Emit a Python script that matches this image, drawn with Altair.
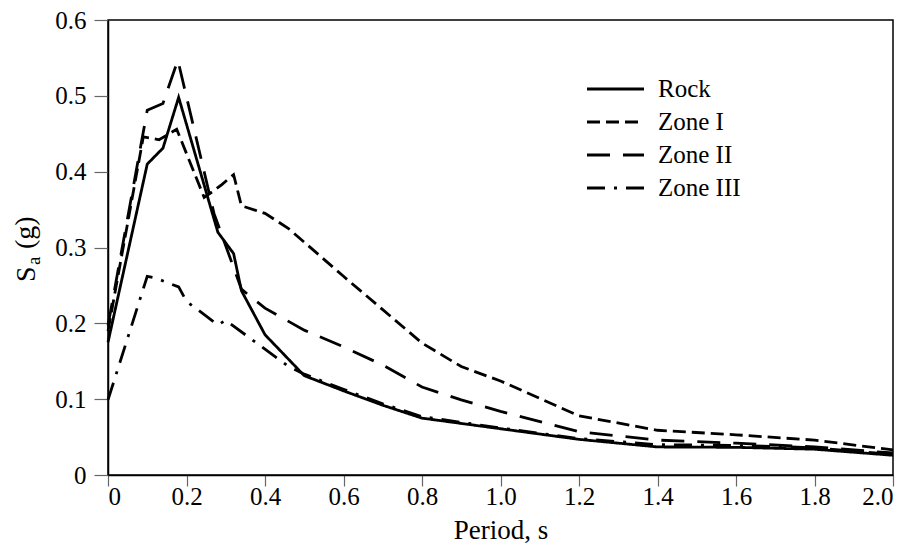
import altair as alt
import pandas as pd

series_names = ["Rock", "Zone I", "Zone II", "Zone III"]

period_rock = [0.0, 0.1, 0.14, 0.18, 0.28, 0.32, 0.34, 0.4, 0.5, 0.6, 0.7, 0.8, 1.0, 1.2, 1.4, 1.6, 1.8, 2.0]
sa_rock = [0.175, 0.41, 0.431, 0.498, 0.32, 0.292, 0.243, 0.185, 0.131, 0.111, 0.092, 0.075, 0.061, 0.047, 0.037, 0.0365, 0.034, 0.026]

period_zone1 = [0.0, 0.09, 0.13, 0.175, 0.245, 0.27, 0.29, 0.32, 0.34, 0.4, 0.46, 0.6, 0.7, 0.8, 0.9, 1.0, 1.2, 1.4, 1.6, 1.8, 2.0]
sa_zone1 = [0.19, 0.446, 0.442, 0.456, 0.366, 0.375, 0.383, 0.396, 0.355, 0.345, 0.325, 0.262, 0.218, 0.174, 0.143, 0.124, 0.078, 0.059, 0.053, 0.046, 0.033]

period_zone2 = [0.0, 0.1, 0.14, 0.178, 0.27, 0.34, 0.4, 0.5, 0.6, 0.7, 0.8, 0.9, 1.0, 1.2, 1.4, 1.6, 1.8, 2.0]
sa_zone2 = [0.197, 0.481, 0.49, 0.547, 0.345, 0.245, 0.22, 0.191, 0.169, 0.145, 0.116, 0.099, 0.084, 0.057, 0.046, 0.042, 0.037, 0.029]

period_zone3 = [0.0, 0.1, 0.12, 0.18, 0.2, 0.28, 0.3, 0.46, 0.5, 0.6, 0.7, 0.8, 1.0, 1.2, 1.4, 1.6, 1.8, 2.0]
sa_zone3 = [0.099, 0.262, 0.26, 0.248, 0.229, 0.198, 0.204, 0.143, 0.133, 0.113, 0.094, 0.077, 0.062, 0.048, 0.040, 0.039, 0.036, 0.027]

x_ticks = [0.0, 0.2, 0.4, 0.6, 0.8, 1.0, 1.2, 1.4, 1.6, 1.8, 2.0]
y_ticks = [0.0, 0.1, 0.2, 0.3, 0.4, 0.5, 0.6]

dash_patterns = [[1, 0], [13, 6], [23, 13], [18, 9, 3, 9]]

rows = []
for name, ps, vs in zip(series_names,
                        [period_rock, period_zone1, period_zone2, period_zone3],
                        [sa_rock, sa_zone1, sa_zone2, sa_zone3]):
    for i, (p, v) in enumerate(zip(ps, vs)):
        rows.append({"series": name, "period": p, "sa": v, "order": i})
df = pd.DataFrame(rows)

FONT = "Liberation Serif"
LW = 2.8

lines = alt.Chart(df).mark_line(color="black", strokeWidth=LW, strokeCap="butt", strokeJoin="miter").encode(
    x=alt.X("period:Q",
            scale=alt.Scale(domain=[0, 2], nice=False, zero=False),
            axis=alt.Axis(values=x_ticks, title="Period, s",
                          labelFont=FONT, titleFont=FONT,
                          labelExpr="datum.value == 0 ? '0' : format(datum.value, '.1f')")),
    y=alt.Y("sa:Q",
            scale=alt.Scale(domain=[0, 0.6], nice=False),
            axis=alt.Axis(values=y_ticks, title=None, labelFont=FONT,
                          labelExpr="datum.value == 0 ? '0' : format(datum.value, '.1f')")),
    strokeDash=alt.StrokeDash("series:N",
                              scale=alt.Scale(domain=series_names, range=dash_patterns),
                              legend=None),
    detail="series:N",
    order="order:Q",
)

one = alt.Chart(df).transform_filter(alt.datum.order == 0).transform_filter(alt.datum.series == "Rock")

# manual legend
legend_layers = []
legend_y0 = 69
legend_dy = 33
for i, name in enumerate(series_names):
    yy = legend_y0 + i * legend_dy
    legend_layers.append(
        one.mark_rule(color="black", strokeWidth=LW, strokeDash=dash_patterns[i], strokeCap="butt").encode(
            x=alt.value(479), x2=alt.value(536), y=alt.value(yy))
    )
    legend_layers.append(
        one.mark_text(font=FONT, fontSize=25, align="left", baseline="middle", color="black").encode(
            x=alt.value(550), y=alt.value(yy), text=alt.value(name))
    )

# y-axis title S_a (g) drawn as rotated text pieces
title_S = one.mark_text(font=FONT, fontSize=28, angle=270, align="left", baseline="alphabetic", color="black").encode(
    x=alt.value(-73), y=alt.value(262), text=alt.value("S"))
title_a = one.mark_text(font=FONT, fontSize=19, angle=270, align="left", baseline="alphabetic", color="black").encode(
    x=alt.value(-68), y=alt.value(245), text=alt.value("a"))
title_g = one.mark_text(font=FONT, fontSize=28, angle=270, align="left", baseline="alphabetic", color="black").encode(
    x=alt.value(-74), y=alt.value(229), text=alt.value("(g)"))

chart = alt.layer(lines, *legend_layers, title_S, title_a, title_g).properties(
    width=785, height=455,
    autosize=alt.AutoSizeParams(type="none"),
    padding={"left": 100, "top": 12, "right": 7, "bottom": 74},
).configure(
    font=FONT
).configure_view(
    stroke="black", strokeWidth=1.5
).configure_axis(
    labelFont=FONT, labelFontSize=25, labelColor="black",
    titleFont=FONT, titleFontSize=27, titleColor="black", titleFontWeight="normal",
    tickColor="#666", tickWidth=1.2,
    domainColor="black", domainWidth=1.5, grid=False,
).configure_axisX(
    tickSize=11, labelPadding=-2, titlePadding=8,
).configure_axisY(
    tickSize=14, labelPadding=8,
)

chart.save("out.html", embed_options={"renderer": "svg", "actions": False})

□ □ □ □ □

(EXERCISE TASK) Leave the pictures out and please restate exactly the lines running from the start of the material through the one with "0.053, 0.046, 0.033]".

(TASK ANSWER)
Emit a Python script that matches this image, drawn with Altair.
import altair as alt
import pandas as pd

series_names = ["Rock", "Zone I", "Zone II", "Zone III"]

period_rock = [0.0, 0.1, 0.14, 0.18, 0.28, 0.32, 0.34, 0.4, 0.5, 0.6, 0.7, 0.8, 1.0, 1.2, 1.4, 1.6, 1.8, 2.0]
sa_rock = [0.175, 0.41, 0.431, 0.498, 0.32, 0.292, 0.243, 0.185, 0.131, 0.111, 0.092, 0.075, 0.061, 0.047, 0.037, 0.0365, 0.034, 0.026]

period_zone1 = [0.0, 0.09, 0.13, 0.175, 0.245, 0.27, 0.29, 0.32, 0.34, 0.4, 0.46, 0.6, 0.7, 0.8, 0.9, 1.0, 1.2, 1.4, 1.6, 1.8, 2.0]
sa_zone1 = [0.19, 0.446, 0.442, 0.456, 0.366, 0.375, 0.383, 0.396, 0.355, 0.345, 0.325, 0.262, 0.218, 0.174, 0.143, 0.124, 0.078, 0.059, 0.053, 0.046, 0.033]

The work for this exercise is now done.